More importantly to our point: The identification of the desired record, the removal of the 3-ring binder from my shelf, and the flipping the pages to the correct page, took about 10 seconds! Could you find a letter that you don’t remember receiving in 1982 in less that twenty seconds?

I love my system. Of course, not all things can fit into a 3-ring binder. Some source collections are so large they get their own 3-ring binder, e.g. all my photocopies of the BMDs in the Weener (Germany) parish records and my U.S. land records of the Bodes. Some sources I don’t catalog at all—censuses, books, and my framed ornate marriage records. I have removed the censuses I had collected, which opened up more slip sheets for newly found sources (Remember, the order doesn’t matter!) These days I am doing more digital filing and link to the actual document by using a permalink or the image itself.

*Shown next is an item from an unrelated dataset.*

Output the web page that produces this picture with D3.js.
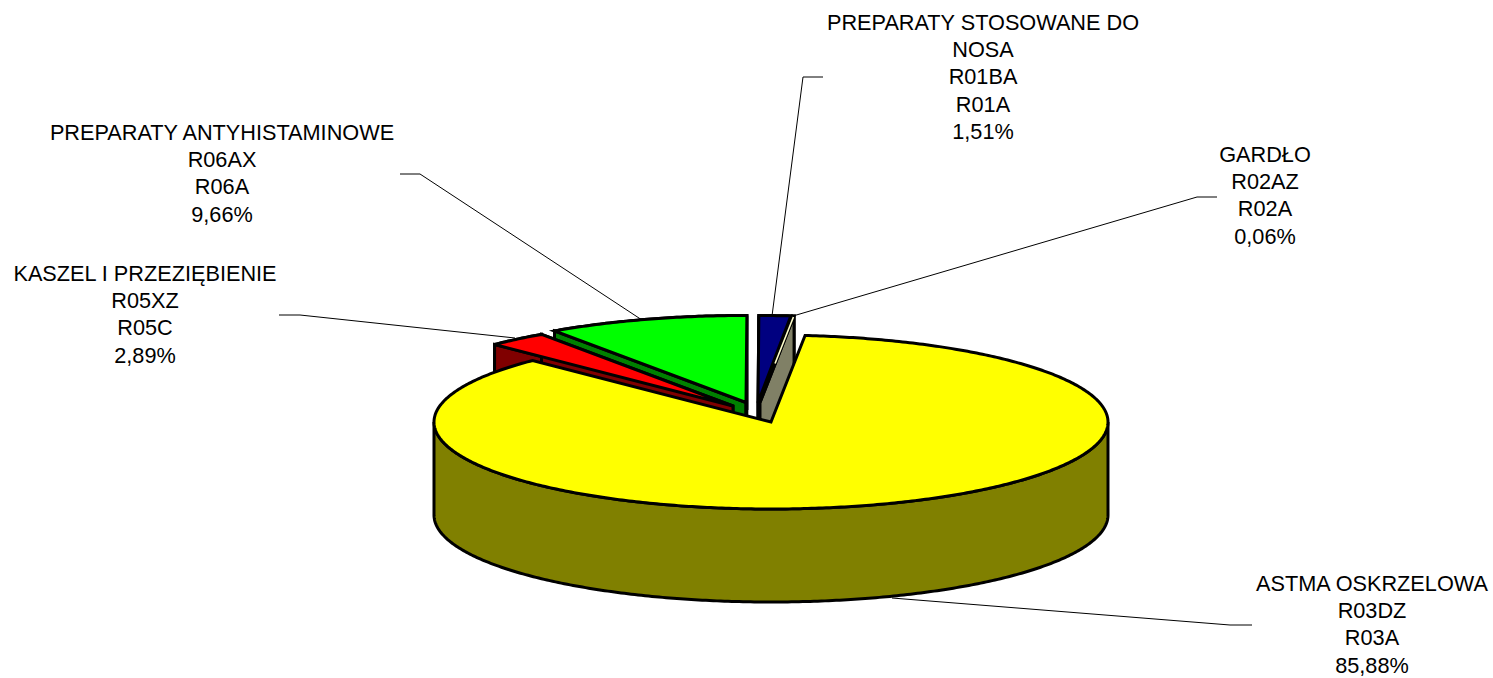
<!DOCTYPE html>
<html><head><meta charset="utf-8">
<script src="https://cdn.jsdelivr.net/npm/d3@7/dist/d3.min.js"></script>
<style>html,body{margin:0;padding:0;background:#fff}svg{display:block}text{font-family:"Liberation Sans",Arial,sans-serif;font-size:21.7px;fill:#000}</style>
</head><body><svg id="c" width="1493" height="678"></svg>
<script>
const names = ["ASTMA OSKRZELOWA","KASZEL I PRZEZIĘBIENIE","PREPARATY ANTYHISTAMINOWE","PREPARATY STOSOWANE DO NOSA","GARDŁO"];
const atc5 = ["R03DZ","R05XZ","R06AX","R01BA","R02AZ"];
const atc3 = ["R03A","R05C","R06A","R01A","R02A"];
const values = [85.88,2.89,9.66,1.51,0.06];
const pctLabels = ["85,88%","2,89%","9,66%","1,51%","0,06%"];
const topColors = ["#ffff00","#ff0000","#00ff00","#000080","#ffffcc"];
const wallColors = ["#808000","#800000","#008000","#000080","#808066"];

// layout
const cx=771, cy=422, rx=337, ry=87, depth=93;
const startDeg=5.8;
const offX=[0,-38,-25,-13,-11], offY=[0,-16,-19.5,-19.5,-19.5];
const drawOrder=[3,4,2,1,0];
const labelLines=[["ASTMA OSKRZELOWA"],["KASZEL I PRZEZIĘBIENIE"],["PREPARATY ANTYHISTAMINOWE"],["PREPARATY STOSOWANE DO","NOSA"],["GARDŁO"]];
const labelCx=[1372,145,222,983,1265], labelTop=[591,281,140,30,162];
const leaders=[
 [[892,598],[1230,625],[1252,625]],
 [[515,338],[300,315],[279,315]],
 [[642,320],[420,174],[400,174]],
 [[772,316],[803,77],[823,77]],
 [[793,316],[1197,197],[1217,197]]
];

const svg=d3.select("#c");
const arcs=d3.pie().sort(null).startAngle(startDeg*Math.PI/180).endAngle(startDeg*Math.PI/180+2*Math.PI)(values);
const line=d3.line();
const pt=(i,t,dz=0)=>[cx+offX[i]+rx*Math.sin(t),cy+offY[i]-ry*Math.cos(t)+dz];
const apex=(i,dz=0)=>[cx+offX[i],cy+offY[i]+dz];
const rim=(i,a,b,dz=0)=>{const n=Math.max(2,Math.ceil(Math.abs(b-a)*90));return d3.range(n+1).map(k=>pt(i,a+(b-a)*k/n,dz));};
const stroke=g=>g.attr("stroke","#000").attr("stroke-width",3).attr("stroke-linejoin","miter");

svg.append("g").selectAll("path").data(leaders).join("path")
  .attr("d",d=>line(d)).attr("fill","none").attr("stroke","#000").attr("stroke-width",1);

drawOrder.forEach(i=>{
  const a=arcs[i], g=svg.append("g");
  if(i===0){
    const w=[...rim(i,Math.PI/2,3*Math.PI/2,0),...rim(i,3*Math.PI/2,Math.PI/2,depth)];
    g.append("path").attr("d",line(w)+"Z").attr("fill",wallColors[i]).call(stroke);
  } else {
    g.append("path").attr("d",line([...rim(i,a.startAngle,a.endAngle),...rim(i,a.endAngle,a.startAngle,depth)])+"Z")
      .attr("fill",wallColors[i]).call(stroke);
    [a.startAngle,a.endAngle].forEach(t=>{
      g.append("path").attr("d",line([apex(i),pt(i,t),pt(i,t,depth),apex(i,depth)])+"Z")
       .attr("fill",wallColors[i]).call(stroke);
    });
  }
  g.append("path").attr("d",line([apex(i),...rim(i,a.startAngle,a.endAngle)])+"Z")
   .attr("fill",topColors[i]).call(stroke);
  if(i===4){
    // the very thin slice: keep its pale fill visible through the outline
    const mid=(a.startAngle+a.endAngle)/2, o=pt(i,mid), c=apex(i);
    g.append("path").attr("d",line([[o[0],o[1]+1],[o[0]+(c[0]-o[0])*0.55,o[1]+(c[1]-o[1])*0.55]]))
     .attr("stroke",topColors[i]).attr("stroke-width",1.6).attr("fill","none");
  }
});

names.forEach((n,i)=>{
  const rows=[...labelLines[i],atc5[i],atc3[i],pctLabels[i]];
  svg.append("g").selectAll("text").data(rows).join("text")
    .attr("x",labelCx[i]).attr("y",(d,k)=>labelTop[i]+k*27.2).attr("text-anchor","middle").text(d=>d);
});
</script></body></html>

That’s it– not hard to set up, but you have to cite your sources–always.  The system is easy to remember and it works. I hope your system works as well. If you have questions don’t hesitate to ask.

Happy Hunting!

Jill

[1] Valerie –?–, secretary, Grace Valley Christian Reformed Church (successor to the True Dutch Reformed church), Ridott, Illinois [(e-address for private use),] to Jill Morelli, e-mail, 23 February 2016, “Birth record: Boyd Bode, 1873” Personal Correspondence Folder, Bode Research Files, privately held by Morelli [(e-address), and street address for private use], Seattle, Washington, 2016.

[2] Shirlee Mxxx [(address for private use),] to Jill Morelli, original transcription, c. 1982, “Transcription of Bode Entries at Ridott [Christian Reformed Church],” Personal Correspondence Folder, Bode Research Files.